It's what?



You'll wish you never asked

You do not need a particularly cultured palate to properly appreciate caviar, but you do need a strong stomach to listen to a definition of what it is.   Caviar is easily digestible; its definition is not.

A few years ago, I took a girlfriend to the opera, to see a production of Wagner's The Flying Dutchman.   She was outraged, not by the music (one could have understood that) but by the scene in which a suitor courts a lady's favor by offering her several raw fish.   "If he'd brought me a pile of smelly fish," my girlfriend snorted, "I would have told him to go drown himself!"

I explained that in The Netherlands, where I had recently been living, it was still the custom for a man to bring a fresh, raw herring home to his wife, and that this was considered a romantic gesture.   She was unimpressed, and so ours became strictly a Mozart and flowers relationship.   But what if, instead of a whole fish, I had offered her the gooey mass of sperm-laden testes that had been scooped out of said fish?   Why, she would have been delighted, especially if it had been in a pretty little jar labeled 'caviar' and had cost me a month's wages.

For that is what caviar is; the salted roe of sturgeon or other large fish.   The word is often restricted to just sturgeon roe, and sometimes to four specific types of sturgeon; Beluga, Osetra, Sevruga and Sterlet.   More often now, it is used to refer to any roe, although US law requires non-sturgeon roe to carry the name of the fish before the word 'caviar'.   Thus you have 'lumpfish caviar', 'salmon caviar', etc, which some purists consider oxymorons.

So what is roe?   There are two types :   Hard roe consists of the egg-filled ovaries of a female fish or shellfish,   Soft (or white) roe consists of the ripe (sperm filled) testes of a male fish.

I told you you'd wish you never asked.

Interestingly, retailers always describe caviar or roe as simply 'fish eggs'.

Salmon Caviar, a tasty oxymoron.

The sperm and eggs of smelly fish,
Now isn't that a dainty dish?



'Words, words, words'

The origin of the word of the word 'caviar' is uncertain, as most word origins are.   It came into English as caviary in the mid 16th century.   Shakespeare's Hamlet says of a play that it "pleas’d not the million, ’twas caviary to the general", meaning that it was wasted on the masses.   So caviar had elitist connotations from the start, at least in the West.

The English word was probably derived from the Italian caviale (earlier caviaro) or French caviar, probably ultimately from medieval Greek khaviari.   It is related to the Persian word Khag-avar which means "the roe-generator", and which is used to refer both to the sturgeon and to the roe itself.

The Russian word is ikra, which refers to roe in general, including that of the sturgeon.

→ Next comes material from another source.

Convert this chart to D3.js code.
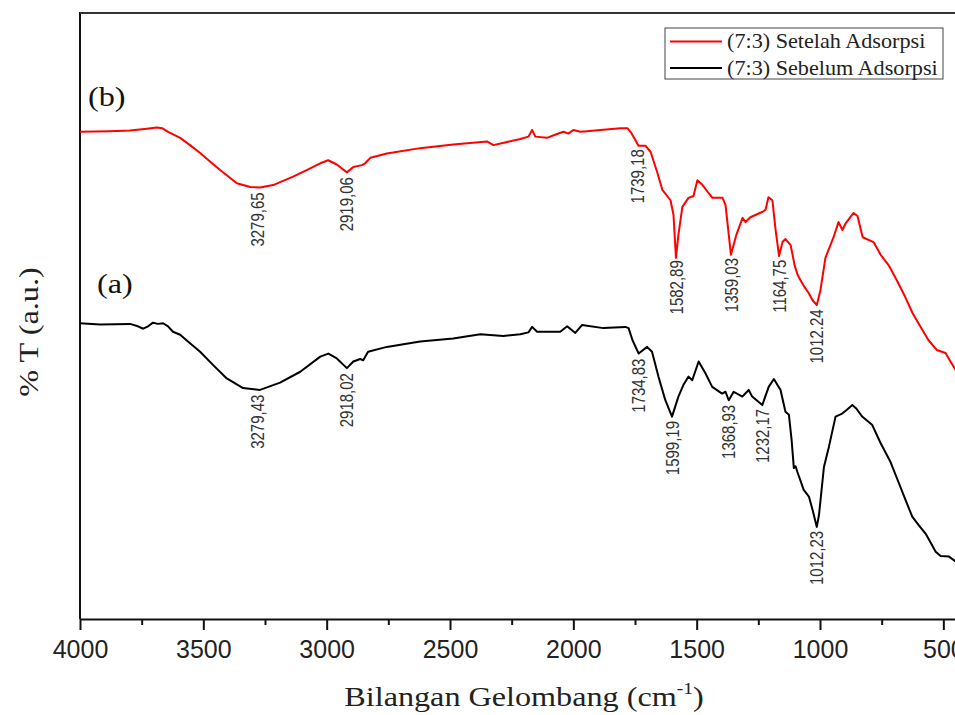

The word 'roe' is from the Middle Dutch word roge.



Is caviar kosher?

No, yes, maybe, depending on how you weigh the scales, as it were.   Jewish dietary laws forbid the consumption of fish that lack scales.   The sturgeon lacks scales.   Therefore caviar is not kosher.

But as we have seen, and as the Bard might have said, All that is called caviar does not from sturgeons come.   Many suppliers specifically promote kosher caviar or kosher roe, meaning of course, the roe of scaled fish.

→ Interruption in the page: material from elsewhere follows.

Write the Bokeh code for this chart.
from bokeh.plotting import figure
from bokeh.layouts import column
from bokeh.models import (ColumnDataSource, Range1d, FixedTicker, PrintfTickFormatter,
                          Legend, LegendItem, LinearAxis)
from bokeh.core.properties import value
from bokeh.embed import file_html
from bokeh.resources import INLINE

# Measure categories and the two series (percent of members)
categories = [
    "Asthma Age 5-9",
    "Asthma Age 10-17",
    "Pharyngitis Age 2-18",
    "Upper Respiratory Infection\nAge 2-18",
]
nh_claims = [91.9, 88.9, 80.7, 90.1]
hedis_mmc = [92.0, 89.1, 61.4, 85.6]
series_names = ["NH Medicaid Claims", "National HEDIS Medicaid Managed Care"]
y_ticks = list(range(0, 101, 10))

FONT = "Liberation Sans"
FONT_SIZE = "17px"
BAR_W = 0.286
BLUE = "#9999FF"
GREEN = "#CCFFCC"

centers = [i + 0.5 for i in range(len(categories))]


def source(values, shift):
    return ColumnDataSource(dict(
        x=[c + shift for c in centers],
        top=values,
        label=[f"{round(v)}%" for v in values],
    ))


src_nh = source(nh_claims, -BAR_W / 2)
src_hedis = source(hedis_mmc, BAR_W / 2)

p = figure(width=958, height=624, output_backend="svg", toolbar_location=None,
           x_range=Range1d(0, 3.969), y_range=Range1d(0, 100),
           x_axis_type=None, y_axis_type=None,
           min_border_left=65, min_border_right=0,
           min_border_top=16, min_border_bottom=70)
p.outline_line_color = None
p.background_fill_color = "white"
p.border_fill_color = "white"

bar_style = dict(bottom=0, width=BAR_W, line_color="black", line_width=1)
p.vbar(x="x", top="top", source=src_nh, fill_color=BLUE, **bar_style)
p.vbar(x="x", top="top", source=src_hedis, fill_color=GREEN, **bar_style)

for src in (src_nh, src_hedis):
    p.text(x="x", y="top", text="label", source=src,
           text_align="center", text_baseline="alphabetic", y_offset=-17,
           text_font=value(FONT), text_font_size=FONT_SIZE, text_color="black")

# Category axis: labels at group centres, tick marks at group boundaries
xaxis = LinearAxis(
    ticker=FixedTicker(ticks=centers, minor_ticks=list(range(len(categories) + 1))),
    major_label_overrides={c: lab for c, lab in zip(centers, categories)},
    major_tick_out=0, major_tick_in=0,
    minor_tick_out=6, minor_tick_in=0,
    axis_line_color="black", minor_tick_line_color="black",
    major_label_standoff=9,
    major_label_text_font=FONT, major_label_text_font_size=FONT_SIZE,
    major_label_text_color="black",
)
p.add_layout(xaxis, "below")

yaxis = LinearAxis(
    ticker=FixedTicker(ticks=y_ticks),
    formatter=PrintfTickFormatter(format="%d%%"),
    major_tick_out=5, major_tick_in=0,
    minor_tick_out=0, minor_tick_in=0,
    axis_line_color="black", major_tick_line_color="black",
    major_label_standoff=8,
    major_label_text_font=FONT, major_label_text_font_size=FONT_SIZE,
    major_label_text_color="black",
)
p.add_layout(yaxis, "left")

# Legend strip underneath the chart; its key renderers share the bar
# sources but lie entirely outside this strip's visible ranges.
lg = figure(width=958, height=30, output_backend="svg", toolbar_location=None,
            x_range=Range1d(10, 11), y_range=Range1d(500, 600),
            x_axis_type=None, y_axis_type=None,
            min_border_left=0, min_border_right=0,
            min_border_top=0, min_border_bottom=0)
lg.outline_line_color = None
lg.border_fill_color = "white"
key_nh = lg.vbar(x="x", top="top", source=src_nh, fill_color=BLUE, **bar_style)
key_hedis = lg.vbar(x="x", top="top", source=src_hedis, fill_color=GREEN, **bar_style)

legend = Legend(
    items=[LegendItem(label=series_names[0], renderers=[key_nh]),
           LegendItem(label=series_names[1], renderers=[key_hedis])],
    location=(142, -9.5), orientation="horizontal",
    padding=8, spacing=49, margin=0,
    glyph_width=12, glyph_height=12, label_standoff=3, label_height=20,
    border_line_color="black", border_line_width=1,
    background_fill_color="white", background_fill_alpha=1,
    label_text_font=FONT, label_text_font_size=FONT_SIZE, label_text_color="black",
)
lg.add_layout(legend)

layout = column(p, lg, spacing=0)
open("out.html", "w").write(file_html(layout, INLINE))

However, it can also be argued (and within Jewish communities sometimes is) that sturgeon do have scales.   They have scutes, a type of gandoid or hard scale, such as are also found on turtle shells and on the backs of crocodiles.

Why the Good Lord protected sturgeon with armor plating, put them in the forbidden food section, only to endow them with irresistably delicious reproductive organs, I leave to the theologians to decide.

Again with the salmon.



Malossol

The word malossol is Russian for "little salt".   Roe is cured with salt, which is of course a preservative and flavor enhancer.   For most roe, between 4% and 8% salt is used.   As a general rule, the less salt the better.   It is a popular misconception that caviar has a salty taste.   The better roes will certainly still contain salt, but will not have a distinctively salt taste.

When you see the word malossol on the label, it indicates that the contents have been processed with a minimum amount of salt, usually between 2% and 5%.   This is often an indicator of higher quality.   It is of course not infallible, but as a first approximation, you can take "malossol" to mean "better".